For me it is Christmas Eve that I remember, with all the food my mom used to make after the Christmas Eve candlelight service, the meal our family looked forward to more than the one we had with all the trimmings on Christmas Day. The meal on Christmas Eve consisted of those buttery ham sandwiches on hawaiian rolls with poppy seeds on top. For a side we had a dip with black beans, corn, and avocado with Frito Scoops to dip with.
This is one of the main scenes that comes to mind when I hear I’ll Be Home For Christmas. These short eight lines are packed with so much feeling and emotion. The saddest line isn’t even the “If only in my dreams” part. That line is the culmination of these eight lines. It is the end of the story, the last piece of information, and it does hit you right in the feels.
But, for me, the saddest line is: “you can plan on me.” This person (I will call him “he” because he is me) is a long way away. He is far off in an unknown, undisclosed place. Yet, you can plan on him being there. He is not missing this Christmas. He doesn’t miss any Christmas. No matter where this guy is on Christmas Eve, he can be found in that place where he feels love from and for his family.
We all know how the story ends – he’s only dreaming of this place he knows so well.
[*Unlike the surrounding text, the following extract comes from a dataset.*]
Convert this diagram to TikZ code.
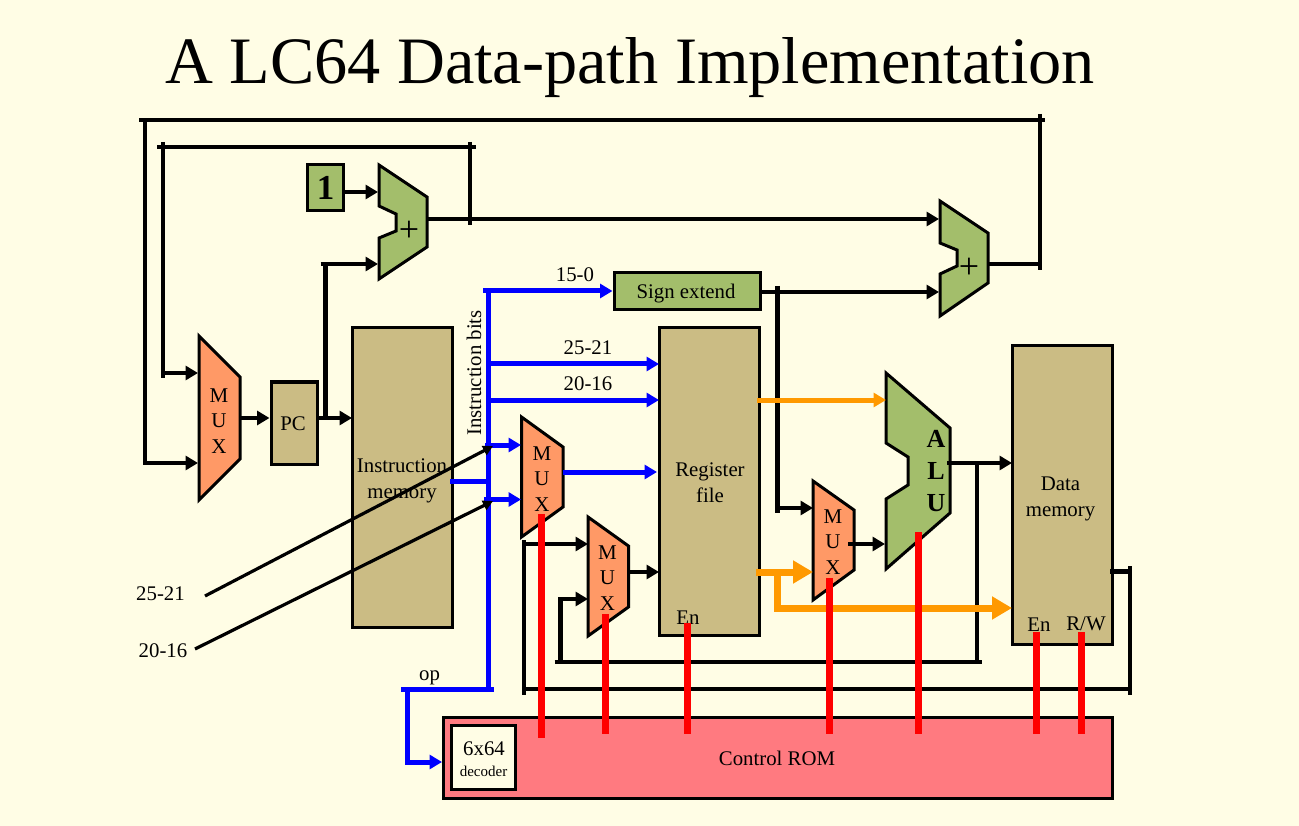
\documentclass[tikz,border=0pt]{standalone}
\usepackage{fontspec}
\setmainfont{Liberation Serif}
\usepackage{xcolor}
\usepackage{tikz}
\usetikzlibrary{arrows.meta}

\definecolor{slidebg}{HTML}{FFFDE5}
\definecolor{muxorange}{HTML}{FF9966}
\definecolor{addgreen}{HTML}{A3BE6B}
\definecolor{blocktan}{HTML}{CBBC84}
\definecolor{rompink}{HTML}{FF7A80}
\definecolor{dataorange}{HTML}{FF9900}

\begin{document}
\begin{tikzpicture}[
  x=1pt, y=-1pt,
  >={Triangle[length=12.5pt,width=14pt]},
  block/.style={draw=black, line width=3pt, fill=blocktan, inner sep=0pt},
  greenblock/.style={block, fill=addgreen},
  muxpoly/.style={draw=black, line width=3pt, fill=muxorange, line join=miter},
  addpoly/.style={draw=black, line width=3pt, fill=addgreen, line join=miter},
  muxtext/.style={inner sep=0pt, align=center, font=\fontsize{21}{25.2}\selectfont},
  lbl/.style={inner sep=0pt, align=center, font=\fontsize{20.8}{26}\selectfont},
  wire/.style={line width=4.2pt},
  bus/.style={line width=5pt, blue},
  ctrl/.style={line width=7pt, red},
  data/.style={line width=5pt, dataorange},
  bigdata/.style={line width=7pt, dataorange, >={Triangle[length=20pt,width=22pt]}},
  field/.style={line width=3.2pt, >={Triangle[length=10pt,width=10pt]}},
]
  % Slide background
  \fill[slidebg] (0,0) rectangle (1299,826);
  \node[lbl, font=\fontsize{66.3}{70}\selectfont] (title) at (630,68) {A LC64 Data-path Implementation};

  % Blocks
  \node[greenblock, minimum width=36.5pt, minimum height=46.5pt, font=\bfseries\fontsize{35}{35}\selectfont] (one) at (325.7,187.7) {1};
  \node[block, minimum width=46pt, minimum height=82pt] (pc) at (294,423) {};
  \node[block, minimum width=100pt, minimum height=299pt] (imem) at (402.5,477.5) {};
  \node[block, minimum width=100pt, minimum height=307.5pt] (regfile) at (709.5,481.25) {};
  \node[block, minimum width=100pt, minimum height=298pt] (dmem) at (1062,495) {};
  \node[greenblock, minimum width=146pt, minimum height=37pt] (signext) at (687,291.5) {};
  \node[block, fill=rompink, minimum width=669pt, minimum height=81pt] (rom) at (777.5,757.5) {};
  \node[block, fill=slidebg, minimum width=64pt, minimum height=64pt] (decoder) at (483.5,757) {};

  % Adders
  \draw[addpoly] (379,165) -- (427,197) -- (427,247) -- (379,279) -- (379,238) -- (396,231) -- (396,214) -- (379,206) -- cycle;
  \node[muxtext, font=\fontsize{36}{36}\selectfont] (addA) at (409,231) {+};
  \draw[addpoly] (940,201) -- (988,233) -- (988,283) -- (940,316) -- (940,274) -- (957,266) -- (957,250) -- (940,243) -- cycle;
  \node[muxtext, font=\fontsize{36}{36}\selectfont] (addB) at (969,268) {+};

  % Muxes
  \draw[muxpoly] (199,336) -- (240,377) -- (240,459) -- (199,500) -- cycle;
  \node[muxtext] (muxpc) at (219,421) {M\\U\\X};
  \draw[muxpoly] (521.5,417) -- (563,447) -- (563,507) -- (521.5,537) -- cycle;
  \node[muxtext] (muxrs) at (542,479) {M\\U\\X};
  \draw[muxpoly] (588,517) -- (628.5,546) -- (628.5,607) -- (588,636) -- cycle;
  \node[muxtext] (muxwb) at (607.5,578) {M\\U\\X};
  \draw[muxpoly] (813,481) -- (854,510) -- (854,570) -- (813,600) -- cycle;
  \node[muxtext] (muxalu) at (833,542) {M\\U\\X};

  % ALU
  \draw[addpoly] (886,373) -- (950,428) -- (950,513) -- (886,569) -- (886,499) -- (908,485) -- (908,457) -- (886,443) -- cycle;
  \node[muxtext, font=\bfseries\fontsize{26}{32}\selectfont] (alu) at (936,471) {A\\L\\U};

  % Wire ends
  \coordinate (muxpcA) at (198,373);
  \coordinate (muxpcB) at (198,463);
  \coordinate (muxpcO) at (240,418);
  \coordinate (pcO) at (317,418);
  \coordinate (imemI) at (352,418);
  \coordinate (addAone) at (378,192);
  \coordinate (addAfb) at (378,264);
  \coordinate (addAO) at (428,219);
  \coordinate (addBa) at (939,219);
  \coordinate (addBb) at (939,292);
  \coordinate (addBO) at (988,264);
  \coordinate (fbT) at (1040,120);
  \coordinate (fbL) at (145,120);
  \coordinate (incT) at (470,147);
  \coordinate (incL) at (163,147);
  \coordinate (incO) at (470,219);
  \coordinate (pcV) at (325.5,264);
  \coordinate (busT) at (488,291);
  \coordinate (busB) at (488,689);
  \coordinate (opV) at (407,689);
  \coordinate (romI) at (442,762);
  \coordinate (muxrsA) at (521,445);
  \coordinate (muxrsB) at (521,499.5);
  \coordinate (muxrsO) at (563,472);
  \coordinate (regA) at (659,364);
  \coordinate (regB) at (659,400);
  \coordinate (regC) at (657,472);
  \coordinate (regD) at (659,572);
  \coordinate (regE) at (757,400);
  \coordinate (regF) at (756,572);
  \coordinate (imemO) at (450,481.5);
  \coordinate (muxwbA) at (588,544);
  \coordinate (muxwbB) at (588,599);
  \coordinate (muxwbO) at (629,572);
  \coordinate (feedA) at (524,689);
  \coordinate (feedB) at (560.5,662);
  \coordinate (feedC) at (977,662);
  \coordinate (feedD) at (1130,689);
  \coordinate (aluO) at (947,463);
  \coordinate (aluJ) at (977,463);
  \coordinate (dmemI) at (1012,463);
  \coordinate (dmemO) at (1110,571.5);
  \coordinate (signJ) at (777.5,292);
  \coordinate (muxaluA) at (813,508);
  \coordinate (muxaluB) at (813,572);
  \coordinate (muxaluO) at (848,544);
  \coordinate (aluA) at (885,544);
  \coordinate (aluB) at (886,400);
  \coordinate (orgJ) at (777,572);
  \coordinate (dmemD) at (1012,608);
  \coordinate (wordA) at (205,596);
  \coordinate (wordB) at (195,649);
  \coordinate (busA) at (493,446);
  \coordinate (busC) at (493,501);

  % Feedback wires
  \draw[wire] ([xshift=-6pt]fbL) -- ([xshift=5pt]fbT);
  \draw[wire] ([yshift=6pt]fbT) -- ([yshift=-6pt]fbT |- addBO);
  \draw[wire] (addBO) -- (addBO -| fbT);
  \draw[wire,->] (fbL) |- (muxpcB);
  \draw[wire] ([xshift=-6pt]incL) -- ([xshift=6pt]incT);
  \draw[wire] ([yshift=5pt]incL) -- ([yshift=-5pt]incL |- muxpcA);
  \draw[wire,->] (incL |- muxpcA) -- (muxpcA);
  \draw[wire] ([yshift=5pt]incT) -- ([yshift=-6pt]incO);
  \draw[wire,->] (addAO) -- (addBa);
  \draw[wire,->] (one.east |- addAone) -- (addAone);

  % PC path
  \draw[wire,->] (muxpcO) -- (pc.west |- muxpcO);
  \draw[wire,->] (pcO) -- (imemI);
  \draw[wire] (pcO -| pcV) -- (pcV);
  \draw[wire] ([xshift=-5pt]pcV) -- (pcV);
  \draw[wire,->] (pcV) -- (addAfb);

  % Sign extend outputs
  \draw[wire,->] (signext.east |- addBb) -- (addBb);
  \draw[wire] ([yshift=6pt]signJ) -- ([yshift=-5pt]signJ |- muxaluA);
  \draw[wire,->] (signJ |- muxaluA) -- (muxaluA);

  % Instruction bits
  \draw[bus] ([xshift=-5pt]busT) -- (busT);
  \draw[bus] (busT) -- (busB);
  \draw[bus,->] (busT) -- (signext.west |- busT);
  \draw[bus,->] (busT |- regA) -- (regA);
  \draw[bus,->] (busT |- regB) -- (regB);
  \draw[bus,->] ([xshift=-3pt]busT |- muxrsA) -- (muxrsA);
  \draw[bus,->] ([xshift=-4pt]busT |- muxrsB) -- (muxrsB);
  \draw[bus] (imemO) -- (busT |- imemO);
  \draw[bus,->] (muxrsO) -- (regC);
  \draw[bus] ([xshift=-6pt]opV) -- ([xshift=6pt]busB);
  \draw[bus,->] (opV) |- (romI);

  % Write back path
  \draw[wire,->] (muxwbO) -- (regD);
  \draw[wire] ([yshift=4pt]feedA |- muxwbA) -- ([yshift=-6pt]feedA);
  \draw[wire,->] (feedA |- muxwbA) -- (muxwbA);
  \draw[wire,->] (feedB) |- (muxwbB);
  \draw[wire] ([xshift=-6pt]feedB) -- ([xshift=5pt]feedC);
  \draw[wire] (aluJ) -- (feedC);
  \draw[wire,->] (aluO) -- (dmemI);
  \draw[wire] (feedA) -- (feedD);
  \draw[wire] ([yshift=5.5pt]feedD |- dmemO) -- ([yshift=-6pt]feedD);
  \draw[wire] (dmemO) -- (feedD |- dmemO);
  \draw[wire,->] (muxaluO) -- (aluA);

  % Register outputs
  \draw[data,->] (regE) -- (aluB);
  \draw[bigdata,->] (regF) -- (muxaluB);
  \draw[bigdata,->] (orgJ) |- (dmemD);

  % Block texts
  \node[lbl] (lblpc) at (293,424) {PC};
  \node[lbl] (lblimem) at (402,481) {Instruction\\memory};
  \node[lbl] (lblreg) at (710,483) {Register\\file};
  \node[lbl] (lbldmem) at (1060.5,499) {Data\\memory};
  \node[lbl] (lblsign) at (686,294) {Sign extend};
  \node[lbl] (lblrom) at (777,758) {Control ROM};
  \node[lbl] (lbldec) at (484,749) {6x64};
  \node[lbl, font=\fontsize{15}{15}\selectfont] (lbldecsub) at (483.5,771) {decoder};

  % Register field selects
  \draw[field,->] (wordA) -- (busA);
  \draw[field,->] (wordB) -- (busC);

  % Labels
  \node[lbl] (lblfifteen) at (575,275) {15-0};
  \node[lbl] (lblrs) at (588,348) {25-21};
  \node[lbl] (lblrt) at (588,384) {20-16};
  \node[lbl, rotate=90] (lblbits) at (474,373) {Instruction bits};
  \node[lbl] (lblop) at (429.5,678) {op};
  \node[lbl] (lblwordA) at (160.5,594) {25-21};
  \node[lbl] (lblwordB) at (163,651) {20-16};
  \node[lbl] (lblregen) at (688,618) {En};
  \node[lbl] (lblmemen) at (1039,625) {En};
  \node[lbl] (lblrw) at (1086,624) {R/W};

  % Control lines from the ROM
  \foreach \cx/\ctop/\cbot in {541.5/514/738, 605.5/614/734, 687/623/734, 829/578/734, 918.7/532/734, 1036/632/734, 1081.7/632/734} {
    \draw[ctrl] (\cx,\ctop) -- (\cx,\cbot);
  }
\end{tikzpicture}
\end{document}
He’s only dreaming of this Christmas that does not exist any more.
The song hits me different this year. This is my first Christmas without both of my parents, and the childhood house I grew up in, where so many of my Christmas memories were made, is no longer in our families possession. Those nostalgic feelings of Christmas I grew up with and are now engrained in me as to what Christmas should feel like are completely a memory. There is no concrete, real place to relive those memories – they are only in my memory.
For most adults it is probably true that the infrastructure of our nostalgic Christmases are gone. This can be for any number of reasons: the loss of a loved one; family relationships have changed; people have moved away; we have personally changed.
Whatever the reason, remembering what used to be can be difficult. Whatever the reason, Christmas as it used to be, or Christmas as we wish it could be again, is no more.
Even though I will never get to experience that exact Christmas feeling again because they are gone for good, I am still happy to have had the experiences, the memories, and now the nostalgia and the longing.
My only hope is that we can create enough Christmas love and memories that our son can look back one day in 30 years and feel the same longing nostalgia for friends and family.
I will be home for Christmas, somewhere between the past and the present, making new memories and new dreams for future Christmases. This is my new Christmas dream.